NASA scientists said that an impending nova event will be so bright that people on Earth can see the burst of light with the naked eye.
According to NASA, there’s an Earth-sized remnant of a dead star, with a mass comparable to the sun, on a star about 3,000 light years from Earth that is expected to explode at some point this summer.
The exact date when that will happen is unknown, although NASA continues to track it. The spectacular explosion is “a once-in-a-lifetime event,” NASA’s nova expert Rebekah Hounsell said,
“that will create a lot of new astronomers out there, giving young people a cosmic event they can observe for themselves, ask their own questions, and collect their own data.”
Hounsell is an assistant research scientist at NASA’s Goddard Space Flight Center in Greenbelt, Maryland, specializing in nova events.

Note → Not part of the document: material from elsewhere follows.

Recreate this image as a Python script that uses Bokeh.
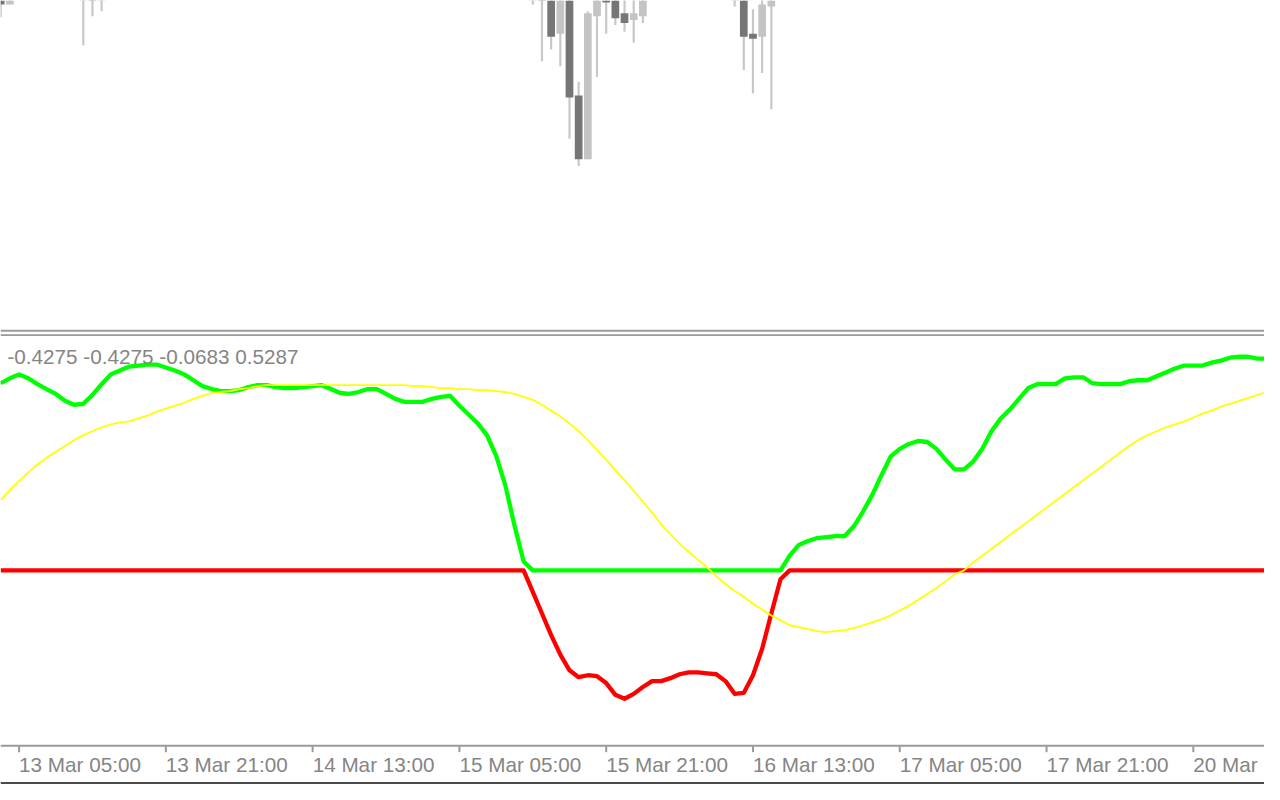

She put this summer’s event on the “Blaze Star” into historical perspective.
“There are a few recurrent novae with very short cycles, but typically, we don’t often see a repeated outburst in a human lifetime, and rarely one so relatively close to our own system,” she said. “It’s incredibly exciting to have this front-row seat.”
This is a nova event, which Hounsell explained is different from a supernova, which is a “final, titanic explosion” that destroys dying stars, NASA said in a press release.
In this particular event, the dwarf star will remain intact, but “accumulated material” will be blasted into the abyss of space in a “blinding flash,” according to NASA. This cycle repeats over time and can continue for tens of thousands to hundreds of thousands of years.